On Wednesday, much of what happened that day was retold by California Highway Patrol and San Francisco Police Department investigators. The crux of their findings was that collision was not because of any mechanical failure in the bus — rather, it was due to operator error and the driver has since been cited for speeding.
“Our inspection did not reveal any pre-existing mechanical conditions or failures that would have affected the safe operation of this vehicle on the highway. All damage that was evidence was determined to be a result of this collision,” CHP Captain Christopher Sherry said at a news conference announcing the results of the crash investigation.
But the driver, 54-year-old Kenneth Malvar, a former U.S. Marine who remains in a wheelchair because of the crash, will not be charged with a crime. No criminal charges will be filed in the matter because, as District Attorney Spokesman Alex Bastian said, “there isn’t any crime.”
Still, questions remain about who — if anyone — is at fault, and what might have been done to prevent the crash, and what lawmakers may do to help prevent such incidents in the future.
The larger issue at hand is an industry that needs more regulation, said Malvar’s lawyer Robert Cartwright, who pointed to the maintenance record and treatment of employees by bus owner CS Global, LLC.
“The easiest way to come to a conclusion when you can’t find the mechanical cause is simply blame the driver,” Cartwright said.
Cartwright said his client heard a pop when the accelerator pedal appeared to have become stuck. He tried to apply the brake to no avail and maneuvered the bus the best he could away from people.
“We are disappointed that the cause of the mechanical failure has not been determined,” said Cartwright, adding that the evidence involved in the investigation was destroyed, making it impossible for a third party review of the findings.
“What really happened here has not been determined,” said Cartwright.
Cartwright said his client is willing to take a polygraph test, but investigators said they found no sign of the brakes being used. They also did not find any evidence that Malvar was suffering from fatigue from being overworked or lack of sleep.
Tour bus safety remains a concern for The City, as multiple crashes causing injury or death have occurred since November’s incident, the San Francisco Examiner has previously reported.
On Jan. 16, a man in his 70s was struck and killed by a tour bus while crossing the street at Post and Divisadero streets in Pacific Heights. Separately, eight people were injured when a tour bus crashed near the Ferry Building on Dec. 26 along The Embarcadero at Broadway.
State lawmakers have announced various pieces of legislation since November’s crash to increase regulations on tour bus safety inspections in California.
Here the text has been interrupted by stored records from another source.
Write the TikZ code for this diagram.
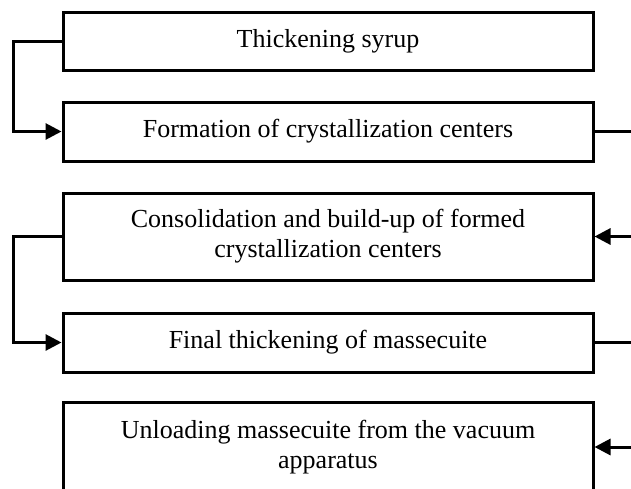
\documentclass[tikz,border=0pt]{standalone}
\usepackage{fontspec}
\setmainfont{Liberation Serif}
\usetikzlibrary{arrows.meta}
\begin{document}
\begin{tikzpicture}[x=1pt,y=-1pt,
  stepbox/.style={draw=black,line width=3pt,rectangle,minimum width=530pt,align=center,inner sep=0pt,
    font=\fontsize{26}{30}\selectfont},
  conn/.style={draw=black,line width=3pt},
  tip/.style={-{Triangle[length=16pt,width=16pt]}}]
\useasboundingbox (0,0) rectangle (631,488);
\clip (0,0) rectangle (631,488);
\node[stepbox,minimum height=58pt] (b1) at (328,41) {Thickening syrup};
\node[stepbox,minimum height=59pt] (b2) at (328,131.5) {Formation of crystallization centers};
\node[stepbox,minimum height=87pt] (b3) at (328,236.5) {Consolidation and build-up of formed\\crystallization centers};
\node[stepbox,minimum height=59pt] (b4) at (328,342.5) {Final thickening of massecuite};
\node[stepbox,minimum height=90pt] (b5) at (328,447) {Unloading massecuite from the vacuum\\apparatus};
\coordinate (r2) at (640,131.5);
\coordinate (r3) at (640,236.5);
\coordinate (r4) at (640,342.5);
\coordinate (r5) at (640,447);
\draw[conn,tip] (b1.west) -- ++(-48,0) |- (b2.west);
\draw[conn,tip] (b3.west) -- ++(-48,0) |- (b4.west);
\draw[conn] (b2.east) -- (r2);
\draw[conn,tip] (r3) -- (b3.east);
\draw[conn] (b4.east) -- (r4);
\draw[conn,tip] (r5) -- (b5.east);
\end{tikzpicture}
\end{document}
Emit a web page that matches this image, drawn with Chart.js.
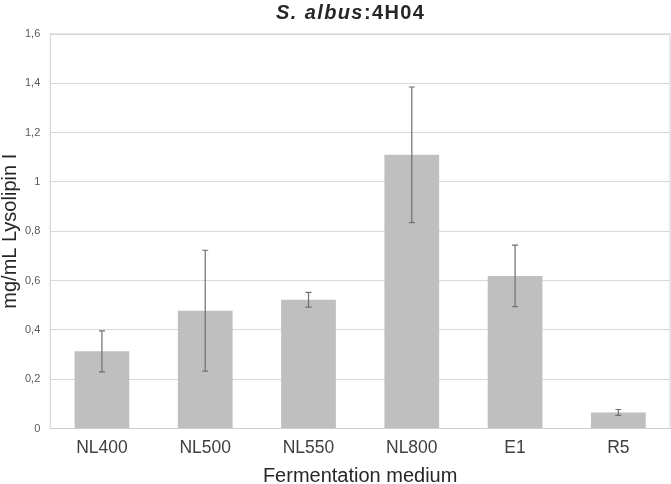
<!DOCTYPE html>
<html>
<head>
<meta charset="utf-8">
<script src="https://cdn.jsdelivr.net/npm/chart.js@4"></script>
<style>
    html, body { margin: 0; padding: 0; background: #fff; }
    #wrap { position: relative; width: 671px; height: 484px; }
    #title {
        position: absolute; left: 276px; top: 0px; white-space: nowrap;
        font: bold 20px "Liberation Sans", Arial, sans-serif; letter-spacing: 1.4px;
        line-height: 24px; color: #262626;
    }
</style>
</head>
<body>
<div id="wrap">
    <div id="title"><i>S. albus</i>:4H04</div>
    <canvas id="chart" width="671" height="484"></canvas>
</div>
<script>
// Datos del gráfico
const medios = ['NL400', 'NL500', 'NL550', 'NL800', 'E1', 'R5'];
const lysolipin = [0.313, 0.478, 0.522, 1.11, 0.619, 0.065];
const errores = [0.083, 0.245, 0.03, 0.275, 0.125, 0.012];
const yTicks = [0, 0.2, 0.4, 0.6, 0.8, 1, 1.2, 1.4, 1.6];

// Plugin para dibujar las barras de error
const errorBars = {
    id: 'errorBars',
    afterDatasetsDraw(chart) {
        const ctx = chart.ctx;
        const meta = chart.getDatasetMeta(0);
        const y = chart.scales.y;
        ctx.save();
        ctx.strokeStyle = '#6f6f6f';
        ctx.lineWidth = 1.2;
        meta.data.forEach((bar, i) => {
            const v = lysolipin[i], e = errores[i];
            const x = bar.x;
            const top = y.getPixelForValue(v + e);
            const bot = y.getPixelForValue(v - e);
            ctx.beginPath();
            ctx.moveTo(x, top); ctx.lineTo(x, bot);
            ctx.moveTo(x - 3, top); ctx.lineTo(x + 3, top);
            ctx.moveTo(x - 3, bot); ctx.lineTo(x + 3, bot);
            ctx.stroke();
        });
        ctx.restore();
    }
};

// Plugin para el marco del área de trazado
const plotBorder = {
    id: 'plotBorder',
    beforeDatasetsDraw(chart) {
        const { ctx, chartArea: a } = chart;
        ctx.save();
        ctx.strokeStyle = '#d0d0d0';
        ctx.lineWidth = 1;
        ctx.strokeRect(a.left, a.top, a.right - a.left, a.bottom - a.top);
        ctx.restore();
    }
};

new Chart(document.getElementById('chart'), {
    type: 'bar',
    data: {
        labels: medios,
        datasets: [{
            data: lysolipin,
            backgroundColor: '#bfbfbf',
            borderWidth: 0,
            categoryPercentage: 1,
            barPercentage: 0.53
        }]
    },
    options: {
        responsive: false,
        animation: false,
        layout: { padding: { top: 34, right: 1, left: 0, bottom: 0 } },
        plugins: {
            legend: { display: false },
            tooltip: { enabled: false }
        },
        scales: {
            y: {
                min: 0,
                max: 1.6,
                afterBuildTicks(axis) {
                    axis.ticks = yTicks.map(v => ({ value: v }));
                },
                grid: { color: '#d9d9d9', drawTicks: false },
                border: { display: false },
                ticks: {
                    color: '#595959',
                    padding: 10,
                    font: { family: 'Liberation Sans', size: 11 },
                    callback: v => String(v).replace('.', ',')
                },
                title: {
                    display: true,
                    text: 'mg/mL Lysolipin I',
                    color: '#262626',
                    padding: { top: 0, bottom: -5 },
                    font: { family: 'Liberation Sans', size: 20, lineHeight: 1 }
                }
            },
            x: {
                grid: { display: false, drawTicks: false },
                border: { color: '#d0d0d0' },
                ticks: {
                    color: '#404040',
                    padding: 11,
                    font: { family: 'Liberation Sans', size: 17.5, lineHeight: 1 }
                },
                title: {
                    display: true,
                    text: 'Fermentation medium',
                    color: '#262626',
                    padding: { top: -2, bottom: -2 },
                    font: { family: 'Liberation Sans', size: 20, lineHeight: 1 }
                }
            }
        }
    },
    plugins: [plotBorder, errorBars]
});
</script>
</body>
</html>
Such legislation would require the state to inspect tour bus companies more frequently, as well as test such buses more randomly to prevent gaming of the system, and for the DMV and CPUC to exchange information on new buses. Buses purchased out-of-state would also need to be inspected before operating in California.
CPUC spokeswoman Constance Gordon said shortly after the November crash that neither the license plates nor the bus were registered with the CPUC, and therefore it was operating in the company’s fleet without being inspected by the state.